I’ve read that you are one of a group of Violence Interrupters. Is that the right term?
414 Life is the project’s name, and it’s under the Milwaukee Office of Violence Prevention. Our mission was to mediate or interrupt the transmission of violent activities, gun violence. Older guys that had grown up in the gang life, many ex-felons, they were the ones who could mediate. They would keep their ears to the street to stay ahead of violent encounters. Call it community policing. My role was to find the mediators.
You also founded the Village Group to help improve neighborhoods. What is that about?
In 2016, God let me connect with a brother, Vaun Mayes. One day, a bunch of community leaders met to help troubled youth in Sherman Park. The kids had been using Facebook, and they’d meet up at the park and do flash fights. Must have been 200 of us there that day. Police and Sheriff officers surrounded us. One of our kids mouthed off, and there was a violent encounter with two white officers. From that day, we vowed to watch over the youth at the park so they’d stay out of trouble. You can’t be swearing at the police. This brought inter-generational communication they’d never had before. We got the toughest kids to change, even help stopping fights.
Then, you focused on your own neighborhood.
Right. I went back to my neighborhood and had a realization. My neighborhood was desolate, and I’d barely noticed the change over the years. Atkinson Avenue, the houses, the street, it was a nasty, dark dirty gray. I decided to focus on reestablishing my neighborhood, the families and the culture. I think you have to reestablish your heritage. People have to know where they come from before they know where they are goin.’ You have to restructure your family, your block, your community. If your heart’s not happy, then your work ethic might be no good.
I got the idea for a group to help this process, The Village Group, Us For You, You For All. In other words, I help you to help everybody else.
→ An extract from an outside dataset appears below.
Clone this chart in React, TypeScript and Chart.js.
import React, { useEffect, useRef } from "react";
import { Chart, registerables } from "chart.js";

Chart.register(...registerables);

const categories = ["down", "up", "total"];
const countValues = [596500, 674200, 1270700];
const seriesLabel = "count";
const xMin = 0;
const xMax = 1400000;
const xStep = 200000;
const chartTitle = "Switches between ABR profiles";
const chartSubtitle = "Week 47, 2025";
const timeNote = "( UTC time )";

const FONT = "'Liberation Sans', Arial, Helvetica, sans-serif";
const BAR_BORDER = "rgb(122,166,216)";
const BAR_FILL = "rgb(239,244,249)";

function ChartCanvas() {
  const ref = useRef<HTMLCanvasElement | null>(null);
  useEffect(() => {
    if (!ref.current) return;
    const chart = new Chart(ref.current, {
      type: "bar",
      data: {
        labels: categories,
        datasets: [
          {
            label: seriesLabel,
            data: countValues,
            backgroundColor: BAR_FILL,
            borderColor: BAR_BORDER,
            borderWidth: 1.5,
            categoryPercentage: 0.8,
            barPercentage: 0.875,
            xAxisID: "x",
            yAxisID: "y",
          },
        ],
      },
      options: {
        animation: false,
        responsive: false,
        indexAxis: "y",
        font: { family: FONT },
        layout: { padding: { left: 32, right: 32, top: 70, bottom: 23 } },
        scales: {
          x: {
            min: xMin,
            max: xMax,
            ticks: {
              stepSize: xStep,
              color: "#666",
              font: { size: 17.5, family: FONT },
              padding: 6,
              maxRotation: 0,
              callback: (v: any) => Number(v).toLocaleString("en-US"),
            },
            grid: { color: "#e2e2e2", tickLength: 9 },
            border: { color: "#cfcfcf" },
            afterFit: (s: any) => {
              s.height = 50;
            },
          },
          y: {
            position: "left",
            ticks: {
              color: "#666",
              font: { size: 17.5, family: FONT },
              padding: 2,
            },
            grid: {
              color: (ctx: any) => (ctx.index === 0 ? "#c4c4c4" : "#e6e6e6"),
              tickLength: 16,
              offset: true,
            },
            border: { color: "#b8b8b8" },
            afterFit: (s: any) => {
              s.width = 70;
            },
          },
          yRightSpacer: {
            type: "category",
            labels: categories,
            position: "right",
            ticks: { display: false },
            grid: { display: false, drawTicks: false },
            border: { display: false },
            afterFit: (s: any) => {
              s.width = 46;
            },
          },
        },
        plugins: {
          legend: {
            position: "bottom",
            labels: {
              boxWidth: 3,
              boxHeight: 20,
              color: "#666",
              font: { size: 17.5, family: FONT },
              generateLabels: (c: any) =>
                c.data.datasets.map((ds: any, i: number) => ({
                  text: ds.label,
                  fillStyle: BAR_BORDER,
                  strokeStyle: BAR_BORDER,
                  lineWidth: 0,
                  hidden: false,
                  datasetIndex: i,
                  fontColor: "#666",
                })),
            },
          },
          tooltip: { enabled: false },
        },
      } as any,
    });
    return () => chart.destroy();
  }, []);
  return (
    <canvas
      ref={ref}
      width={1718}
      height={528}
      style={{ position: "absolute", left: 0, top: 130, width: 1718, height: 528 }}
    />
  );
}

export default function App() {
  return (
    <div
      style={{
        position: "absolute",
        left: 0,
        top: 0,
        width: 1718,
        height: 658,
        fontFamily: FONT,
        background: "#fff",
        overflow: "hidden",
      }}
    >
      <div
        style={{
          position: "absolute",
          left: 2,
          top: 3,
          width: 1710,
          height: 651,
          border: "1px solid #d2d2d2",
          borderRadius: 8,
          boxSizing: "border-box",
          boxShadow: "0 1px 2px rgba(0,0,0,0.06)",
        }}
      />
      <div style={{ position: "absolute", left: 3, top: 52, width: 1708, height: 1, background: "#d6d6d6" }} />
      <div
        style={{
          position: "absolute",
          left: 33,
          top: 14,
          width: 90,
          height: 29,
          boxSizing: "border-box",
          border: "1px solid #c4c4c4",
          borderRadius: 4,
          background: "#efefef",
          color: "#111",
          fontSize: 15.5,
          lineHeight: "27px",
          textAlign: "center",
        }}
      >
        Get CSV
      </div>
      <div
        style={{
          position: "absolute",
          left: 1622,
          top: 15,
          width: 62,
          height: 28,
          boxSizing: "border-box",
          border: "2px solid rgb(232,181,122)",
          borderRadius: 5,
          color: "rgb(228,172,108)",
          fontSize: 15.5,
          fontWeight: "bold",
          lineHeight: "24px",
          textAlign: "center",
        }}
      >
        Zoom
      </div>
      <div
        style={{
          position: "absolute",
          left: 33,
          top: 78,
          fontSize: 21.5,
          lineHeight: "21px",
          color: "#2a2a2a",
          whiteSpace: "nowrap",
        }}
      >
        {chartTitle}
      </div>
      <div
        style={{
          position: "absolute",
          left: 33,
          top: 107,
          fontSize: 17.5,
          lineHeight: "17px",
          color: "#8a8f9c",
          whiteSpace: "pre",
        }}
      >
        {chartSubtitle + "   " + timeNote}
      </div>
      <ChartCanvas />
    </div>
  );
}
We been helping bring back that old family concept into neighborhoods.
Not to pull any punches, but the Black politicians I’ve talked to often do not want to meet with the on the ground— leaders such as yourself, Vaun Mayes, Frank Nitty, Tory Lowe. You men are the hands-on leaders who understand what is happening every day on the streets.
For the last few years, Vaun Mayes got active on Facebook and social media, and he threw a lot of tables and chairs. A lot of traditional political leaders didn’t want to get hit with tables and chairs. But I think that is changing. Black elected leaders are listening more now to Vaun and Tory and others. I been callin’ on the mayor’s office to provide Vaun’s programs with city tax money to help with his causes. He is doing the street work, making the sacrifices. This would be tax money well spent.
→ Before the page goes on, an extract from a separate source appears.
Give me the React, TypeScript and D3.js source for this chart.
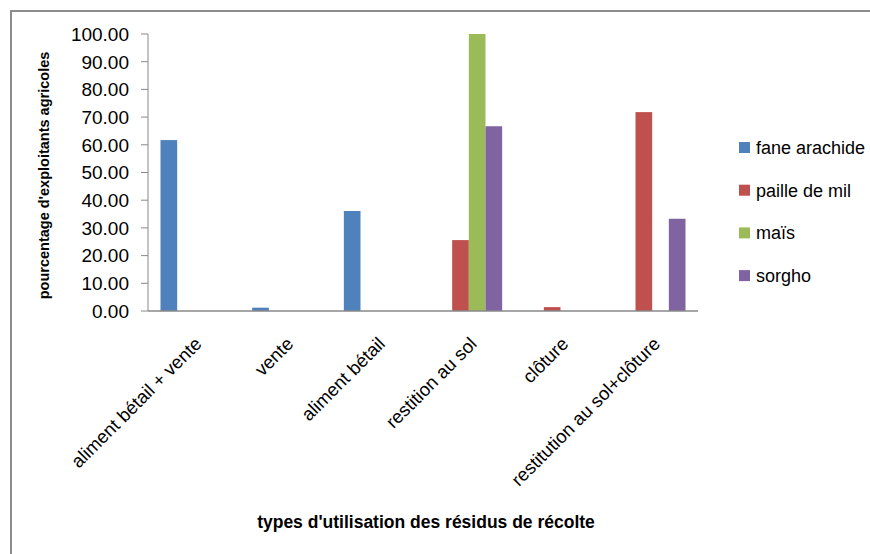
import React, { useRef, useEffect } from "react";
import * as d3 from "d3";

const categories = [
  "aliment bétail + vente",
  "vente",
  "aliment bétail",
  "restition au sol",
  "clôture",
  "restitution au sol+clôture",
];

const seriesNames = ["fane arachide", "paille de mil", "maïs", "sorgho"];
const seriesColors = ["#4F81BD", "#C0504D", "#9BBB59", "#8064A2"];

const faneArachide = [61.7, 1.2, 36.1, 0, 0, 0];
const pailleDeMil = [0, 0, 0, 25.6, 1.4, 71.8];
const mais = [0, 0, 0, 100, 0, 0];
const sorgho = [0, 0, 0, 66.7, 0, 33.3];

const yTicks = [0, 10, 20, 30, 40, 50, 60, 70, 80, 90, 100];

const W = 870;
const H = 554;
const FONT = "'Liberation Sans', Arial, sans-serif";

export default function App() {
  const svgRef = useRef<SVGSVGElement>(null);

  useEffect(() => {
    if (!svgRef.current) return;
    const svg = d3.select(svgRef.current);
    svg.selectAll("*").remove();

    const left = 148;
    const right = 698;
    const top = 34;
    const bottom = 311;

    const series = [faneArachide, pailleDeMil, mais, sorgho];

    const x0 = d3
      .scaleBand<string>()
      .domain(categories)
      .range([left, right])
      .paddingInner(0)
      .paddingOuter(0);

    // excel-like gap width 150%
    const groupW = x0.bandwidth();
    const barW = groupW / 5.5;
    const gap = barW * 0.75;

    const y = d3.scaleLinear().domain([0, 100]).range([bottom, top]);

    // outer border
    svg
      .append("path")
      .attr("d", `M11,${H + 5} L11,11 L${W + 5},11`)
      .attr("fill", "none")
      .attr("stroke", "#8c8c8c")
      .attr("stroke-width", 2);

    // bars
    series.forEach((vals, si) => {
      svg
        .append("g")
        .selectAll("rect")
        .data(vals.map((v, i) => ({ v, c: categories[i] })))
        .enter()
        .filter((d) => d.v > 0)
        .append("rect")
        .attr("x", (d) => (x0(d.c) as number) + gap + si * barW)
        .attr("width", barW)
        .attr("y", (d) => y(d.v))
        .attr("height", (d) => y(0) - y(d.v))
        .attr("fill", seriesColors[si]);
    });

    // y axis
    const yAxis = svg.append("g");
    yAxis
      .append("line")
      .attr("x1", left)
      .attr("x2", left)
      .attr("y1", top)
      .attr("y2", bottom)
      .attr("stroke", "#888")
      .attr("stroke-width", 1);
    yAxis
      .selectAll(".tick")
      .data(yTicks)
      .enter()
      .append("line")
      .attr("x1", left - 7)
      .attr("x2", left)
      .attr("y1", (d) => y(d))
      .attr("y2", (d) => y(d))
      .attr("stroke", "#888");
    yAxis
      .selectAll(".lbl")
      .data(yTicks)
      .enter()
      .append("text")
      .attr("x", left - 19)
      .attr("y", (d) => y(d))
      .attr("dy", "0.36em")
      .attr("text-anchor", "end")
      .attr("font-family", FONT)
      .attr("font-size", 19)
      .attr("fill", "#000")
      .text((d) => d.toFixed(2));

    // x axis
    svg
      .append("line")
      .attr("x1", left)
      .attr("x2", right)
      .attr("y1", bottom)
      .attr("y2", bottom)
      .attr("stroke", "#888")
      .attr("stroke-width", 1.5);

    svg
      .append("g")
      .selectAll("text")
      .data(categories)
      .enter()
      .append("text")
      .attr(
        "transform",
        (d) =>
          `translate(${(x0(d) as number) + groupW / 2 + 9},${bottom + 34}) rotate(-45)`
      )
      .attr("text-anchor", "end")
      .attr("font-family", FONT)
      .attr("font-size", 18.5)
      .attr("fill", "#000")
      .text((d) => d);

    // axis titles
    svg
      .append("text")
      .attr("transform", `translate(49,${(top + bottom) / 2 + 3}) rotate(-90)`)
      .attr("text-anchor", "middle")
      .attr("font-family", FONT)
      .attr("font-weight", "bold")
      .attr("font-size", 14.5)
      .attr("fill", "#000")
      .text("pourcentage d'exploitants agricoles");

    svg
      .append("text")
      .attr("x", 426)
      .attr("y", 528)
      .attr("text-anchor", "middle")
      .attr("font-family", FONT)
      .attr("font-weight", "bold")
      .attr("font-size", 17.5)
      .attr("fill", "#000")
      .text("types d'utilisation des résidus de récolte");

    // legend
    const legend = svg
      .append("g")
      .selectAll("g")
      .data(seriesNames)
      .enter()
      .append("g")
      .attr("transform", (d, i) => `translate(739,${147.5 + i * 42.7})`);
    legend
      .append("rect")
      .attr("x", 0)
      .attr("y", -5.5)
      .attr("width", 11)
      .attr("height", 11)
      .attr("fill", (d, i) => seriesColors[i]);
    legend
      .append("text")
      .attr("x", 17)
      .attr("y", 0)
      .attr("dy", "0.36em")
      .attr("font-family", FONT)
      .attr("font-size", 18)
      .attr("fill", "#000")
      .text((d) => d);
  }, []);

  return (
    <div style={{ position: "absolute", left: 0, top: 0, background: "#fff" }}>
      <svg ref={svgRef} width={W} height={H} viewBox={`0 0 ${W} ${H}`} />
    </div>
  );
}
In these last many years, the inner city has gotten worse, the infrastructure. What I keep asking leaders is why aren’t the potholed streets fixed? Why aren’t the alleys and curbs cleaned of garbage? Why aren’t there public toilets? Like some Black residents I’ve witnessed, I sometimes piss behind dumpsters when I can’t hold it anymore. One night, I saw women form a circle so that another woman could urinate and be protected. I’ve seen what that collapse of infrastructure does to morale.
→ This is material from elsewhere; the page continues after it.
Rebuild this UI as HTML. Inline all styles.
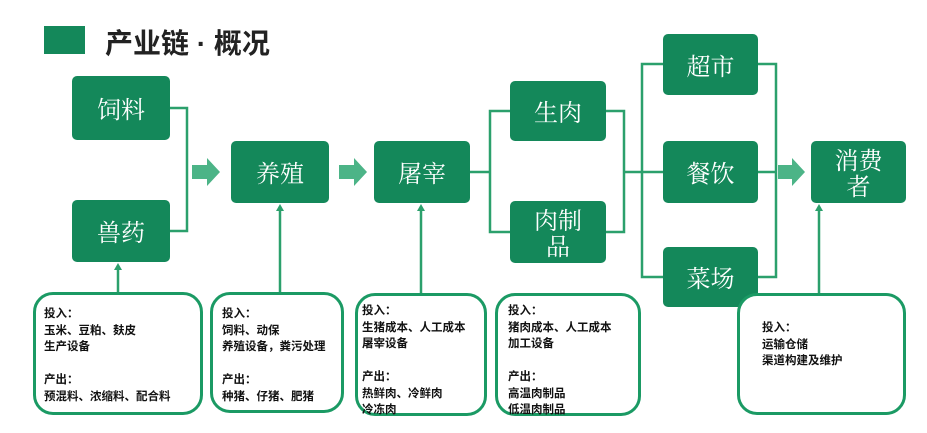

I don’t do much practical politics. I’m involved with the community, helpin’ and talkin.’ The things that really matter, competence, compassion, concern, commitment, understanding … they can’t fix the potholes, there is no budget for those ideas. Each inner city resident has to participate, invest in the community, take pride, restore the neighborhoods. Regardless of how much money the politicians bring, if the people of the community don’t have their traumas taken care of, if the people got somethin’ messed up in spirit. What I want to know. Where is the money for mental health?